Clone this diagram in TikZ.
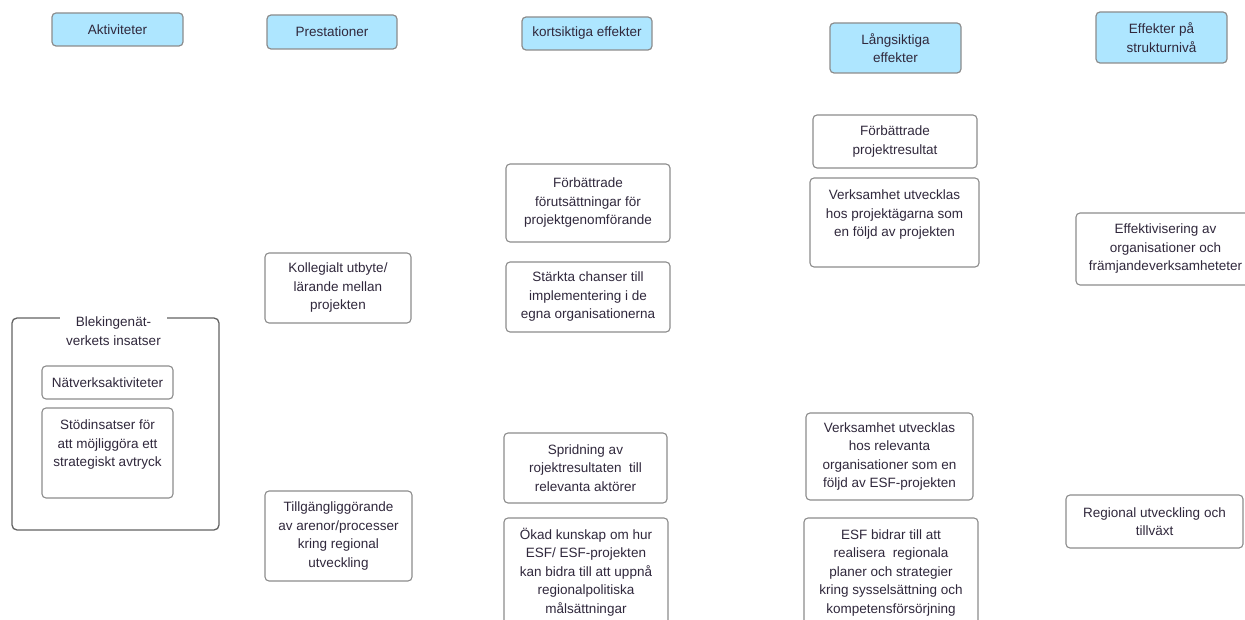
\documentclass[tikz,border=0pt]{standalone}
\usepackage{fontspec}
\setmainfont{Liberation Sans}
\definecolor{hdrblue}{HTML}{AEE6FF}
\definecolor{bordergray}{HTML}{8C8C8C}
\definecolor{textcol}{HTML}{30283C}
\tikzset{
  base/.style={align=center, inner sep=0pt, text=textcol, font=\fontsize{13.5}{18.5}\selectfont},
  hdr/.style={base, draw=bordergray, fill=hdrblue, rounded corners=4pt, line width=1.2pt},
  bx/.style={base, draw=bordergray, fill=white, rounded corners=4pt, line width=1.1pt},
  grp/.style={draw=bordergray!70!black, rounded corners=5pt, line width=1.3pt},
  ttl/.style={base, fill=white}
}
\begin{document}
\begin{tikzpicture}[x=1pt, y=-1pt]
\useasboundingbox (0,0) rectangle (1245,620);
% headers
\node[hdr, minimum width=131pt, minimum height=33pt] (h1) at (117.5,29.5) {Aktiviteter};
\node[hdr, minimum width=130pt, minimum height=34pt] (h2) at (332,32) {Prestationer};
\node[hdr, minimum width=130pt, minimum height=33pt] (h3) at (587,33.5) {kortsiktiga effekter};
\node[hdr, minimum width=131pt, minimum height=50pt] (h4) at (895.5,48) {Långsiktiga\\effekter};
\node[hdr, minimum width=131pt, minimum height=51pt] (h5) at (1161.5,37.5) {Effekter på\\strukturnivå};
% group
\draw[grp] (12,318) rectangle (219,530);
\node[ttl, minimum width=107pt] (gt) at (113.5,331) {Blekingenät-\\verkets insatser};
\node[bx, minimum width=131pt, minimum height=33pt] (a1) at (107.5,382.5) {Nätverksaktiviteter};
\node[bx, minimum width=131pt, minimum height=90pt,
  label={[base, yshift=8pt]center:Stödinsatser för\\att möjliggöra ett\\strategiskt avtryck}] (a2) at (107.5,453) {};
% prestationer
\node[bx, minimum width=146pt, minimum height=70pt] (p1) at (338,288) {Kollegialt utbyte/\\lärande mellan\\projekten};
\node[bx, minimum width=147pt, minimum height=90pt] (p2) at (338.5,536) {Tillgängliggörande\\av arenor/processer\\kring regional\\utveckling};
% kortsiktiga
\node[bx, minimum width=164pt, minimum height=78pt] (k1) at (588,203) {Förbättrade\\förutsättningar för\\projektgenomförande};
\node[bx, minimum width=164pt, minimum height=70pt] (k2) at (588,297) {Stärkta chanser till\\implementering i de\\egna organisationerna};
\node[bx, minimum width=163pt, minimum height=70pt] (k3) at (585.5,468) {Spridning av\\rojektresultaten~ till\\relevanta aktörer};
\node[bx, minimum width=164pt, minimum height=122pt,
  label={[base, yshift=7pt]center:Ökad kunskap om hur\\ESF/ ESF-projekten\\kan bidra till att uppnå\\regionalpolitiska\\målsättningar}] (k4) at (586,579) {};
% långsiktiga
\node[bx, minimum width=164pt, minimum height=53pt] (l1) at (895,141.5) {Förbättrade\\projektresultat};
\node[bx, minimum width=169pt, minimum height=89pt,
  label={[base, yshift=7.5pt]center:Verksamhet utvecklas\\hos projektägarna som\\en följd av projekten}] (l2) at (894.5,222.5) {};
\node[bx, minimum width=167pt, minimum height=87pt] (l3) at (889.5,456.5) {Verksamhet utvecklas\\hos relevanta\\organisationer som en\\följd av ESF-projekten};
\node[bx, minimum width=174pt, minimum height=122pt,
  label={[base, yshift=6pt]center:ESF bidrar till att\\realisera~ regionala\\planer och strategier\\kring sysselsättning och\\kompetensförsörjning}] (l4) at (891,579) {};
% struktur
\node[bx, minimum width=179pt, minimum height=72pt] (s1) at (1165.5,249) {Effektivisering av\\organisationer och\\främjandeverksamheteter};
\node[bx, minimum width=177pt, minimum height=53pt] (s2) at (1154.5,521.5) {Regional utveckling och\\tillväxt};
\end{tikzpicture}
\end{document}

- What the exercise asks -
Images should not appear in the copy; retype the listing above exactly.

- Exercise response -
Clone this diagram in TikZ.
\documentclass[tikz,border=0pt]{standalone}
\usepackage{fontspec}
\setmainfont{Liberation Sans}
\definecolor{hdrblue}{HTML}{AEE6FF}
\definecolor{bordergray}{HTML}{8C8C8C}
\definecolor{textcol}{HTML}{30283C}
\tikzset{
  base/.style={align=center, inner sep=0pt, text=textcol, font=\fontsize{13.5}{18.5}\selectfont},
  hdr/.style={base, draw=bordergray, fill=hdrblue, rounded corners=4pt, line width=1.2pt},
  bx/.style={base, draw=bordergray, fill=white, rounded corners=4pt, line width=1.1pt},
  grp/.style={draw=bordergray!70!black, rounded corners=5pt, line width=1.3pt},
  ttl/.style={base, fill=white}
}
\begin{document}
\begin{tikzpicture}[x=1pt, y=-1pt]
\useasboundingbox (0,0) rectangle (1245,620);
% headers
\node[hdr, minimum width=131pt, minimum height=33pt] (h1) at (117.5,29.5) {Aktiviteter};
\node[hdr, minimum width=130pt, minimum height=34pt] (h2) at (332,32) {Prestationer};
\node[hdr, minimum width=130pt, minimum height=33pt] (h3) at (587,33.5) {kortsiktiga effekter};
\node[hdr, minimum width=131pt, minimum height=50pt] (h4) at (895.5,48) {Långsiktiga\\effekter};
\node[hdr, minimum width=131pt, minimum height=51pt] (h5) at (1161.5,37.5) {Effekter på\\strukturnivå};
% group
\draw[grp] (12,318) rectangle (219,530);
\node[ttl, minimum width=107pt] (gt) at (113.5,331) {Blekingenät-\\verkets insatser};
\node[bx, minimum width=131pt, minimum height=33pt] (a1) at (107.5,382.5) {Nätverksaktiviteter};
\node[bx, minimum width=131pt, minimum height=90pt,
  label={[base, yshift=8pt]center:Stödinsatser för\\att möjliggöra ett\\strategiskt avtryck}] (a2) at (107.5,453) {};
% prestationer
\node[bx, minimum width=146pt, minimum height=70pt] (p1) at (338,288) {Kollegialt utbyte/\\lärande mellan\\projekten};
\node[bx, minimum width=147pt, minimum height=90pt] (p2) at (338.5,536) {Tillgängliggörande\\av arenor/processer\\kring regional\\utveckling};
% kortsiktiga
\node[bx, minimum width=164pt, minimum height=78pt] (k1) at (588,203) {Förbättrade\\förutsättningar för\\projektgenomförande};
\node[bx, minimum width=164pt, minimum height=70pt] (k2) at (588,297) {Stärkta chanser till\\implementering i de\\egna organisationerna};
\node[bx, minimum width=163pt, minimum height=70pt] (k3) at (585.5,468) {Spridning av\\rojektresultaten~ till\\relevanta aktörer};
\node[bx, minimum width=164pt, minimum height=122pt,
  label={[base, yshift=7pt]center:Ökad kunskap om hur\\ESF/ ESF-projekten\\kan bidra till att uppnå\\regionalpolitiska\\målsättningar}] (k4) at (586,579) {};
% långsiktiga
\node[bx, minimum width=164pt, minimum height=53pt] (l1) at (895,141.5) {Förbättrade\\projektresultat};
\node[bx, minimum width=169pt, minimum height=89pt,
  label={[base, yshift=7.5pt]center:Verksamhet utvecklas\\hos projektägarna som\\en följd av projekten}] (l2) at (894.5,222.5) {};
\node[bx, minimum width=167pt, minimum height=87pt] (l3) at (889.5,456.5) {Verksamhet utvecklas\\hos relevanta\\organisationer som en\\följd av ESF-projekten};
\node[bx, minimum width=174pt, minimum height=122pt,
  label={[base, yshift=6pt]center:ESF bidrar till att\\realisera~ regionala\\planer och strategier\\kring sysselsättning och\\kompetensförsörjning}] (l4) at (891,579) {};
% struktur
\node[bx, minimum width=179pt, minimum height=72pt] (s1) at (1165.5,249) {Effektivisering av\\organisationer och\\främjandeverksamheteter};
\node[bx, minimum width=177pt, minimum height=53pt] (s2) at (1154.5,521.5) {Regional utveckling och\\tillväxt};
\end{tikzpicture}
\end{document}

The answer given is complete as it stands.